No purely capitalist or completely centrally planned economy has ever existed. The economic systems of all nations use some government control and some private choice. But economies that rely mostly on private decisions are usually described as capitalist. Such economies include those of the United States and Canada. The former Soviet Union and many nations of Eastern Europe once relied heavily on central planning. Such economies are sometimes called socialist or Communist. Many other nations rely less on capitalism than the United States does but more than the Soviet Union did.

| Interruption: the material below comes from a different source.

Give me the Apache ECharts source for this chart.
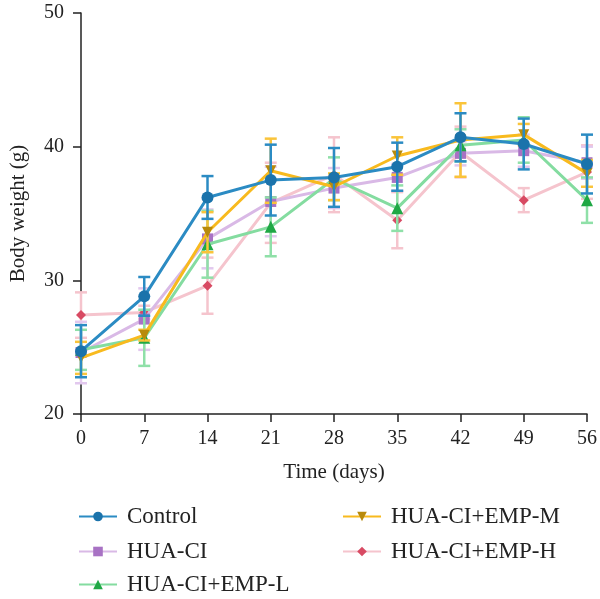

How capitalism differs from central planning


In basically capitalist systems, private decision-makers determine how resources will be used, what mix of goods and services will be produced, and how goods and services will be distributed among the members of society. Capitalism is frequently known as free enterprise or modified free enterprise because it permits people to engage in economic activities largely free from government control. Other names sometimes applied to basically capitalist systems are free market systems, laissez faire systems, and entrepreneurial systems. In systems based on central planning, the government makes most major economic decisions. Government planners tell managers what to produce, whom to sell it to, and what price to charge. Centrally planned economies are often called command economies.

The root of the word capitalism is capital. Capital has several meanings in economics and business. In business, it refers to the money needed to hire workers, buy materials, and pay bills. In economics, capital includes buildings, equipment, machinery, roads, and other assets used to produce things. In basically capitalist systems, most land, factories, and other capital is privately owned. In systems based on central planning, the government owns most of the capital used in production.



Capitalism in its ideal form


The Scottish economist Adam Smith, in a landmark book called The Wealth of Nations (1776), laid out the basic argument for capitalism. Smith maintained that a government should not interfere with a nation’s economy but instead should let individuals act as “free agents” who pursue their own self-interest. Such free agents, he argued, would naturally act in ways that would bring about the greatest good for society “as if guided by an invisible hand.”

Private choices. An example of how an ideal capitalist economy would work is an arrangement called perfect competition, also known as pure competition. In perfect competition, privately owned businesses, driven by a desire for profits, decide what goods or services to produce, how much to produce, and what methods to employ in production. These choices determine how much labor and capital a business will need. In other words, private firms “supply” goods and services and “demand” labor and capital.